Creo que no cabe duda de que la primera y la segunda pregunta son fundamentalmente complementarias, y que ambas son mucho más importantes que la tercera. Sin embargo, y como es habitual en la vida corriente, dedicamos siempre más atención a lo que es urgente –qué está pasando ahora mismo, qué pasará el próximo año– que a lo que es importante, y por eso las ideas de Keynes son inmensamente más populares que las de Smith o que las de Ricardo. Sin embargo, las de estos son mucho más importantes.

Todo esto viene a cuento porque nos encontramos en un momento crítico y conviene mantener la perspectiva.

En ese momento son probables bastantes cosas negativas: es probable que la inflación se demuestre persistente porque hemos acumulado una enorme liquidez en los últimos años; es probable que esta inflación genere una espiral de conflictos sociales; es probable que –como en los años setenta– el encarecimiento de la energía y la escasez de ciertas materias primas induzcan una crisis industrial; es probable que la guerra sea larga y, por tanto, nos empobrezca; es probable que los tipos de interés pongan en dificultades a aquellos países –como el nuestro– muy endeudados...

Estos problemas –con los que no contábamos– se están añadiendo a los costes de la descarbonización a los que nos hemos comprometido, que ya eran grandes (y a los de la desnuclearización, si es que la mantenemos).

Desde Catalunya y desde España no podemos hacer nada para evitar ninguna de estas cosas, y desde la Unión Europea, muy poco.
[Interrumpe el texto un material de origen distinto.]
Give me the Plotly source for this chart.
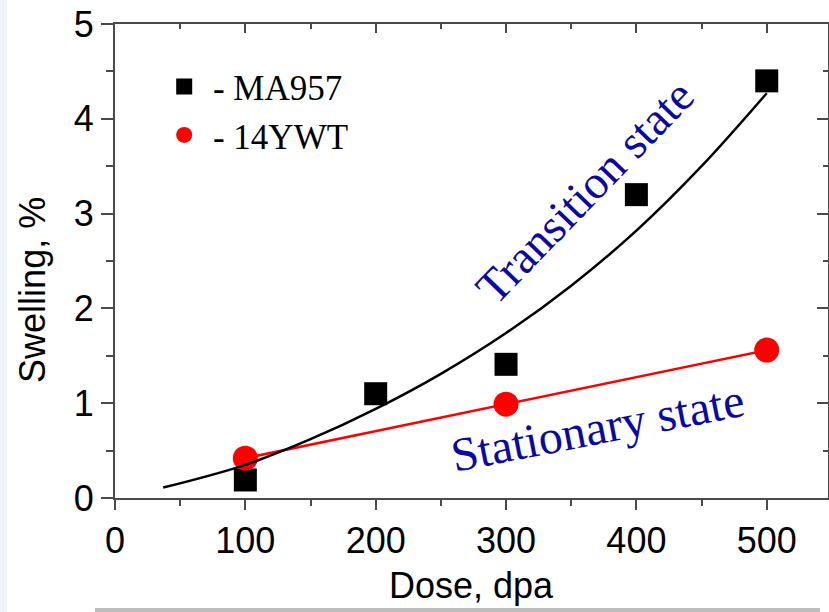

Ahora bien, desde Catalunya, desde España y desde la Unión Europea puede hacerse mucho para que las consecuencias sean menores y, sobre todo, para que sean transitorias.

Para ello, la clave es que el reparto de los costes sea equitativo. Si dejamos que sea “el mercado” quien haga el trabajo, ya sabemos que lo que tendremos será mucha injusticia, mucha inestabilidad social y, en consecuencia, una crisis más larga. Hace cincuenta años, enfrentados a una crisis mucho más amenazante que la actual, la generación de los políticos de la Transición –ahora tan cuestionados– fueron capaces de consensuar –en forma de los Pactos de la Moncloa– un reparto. Es exactamente lo que hay que hacer ahora.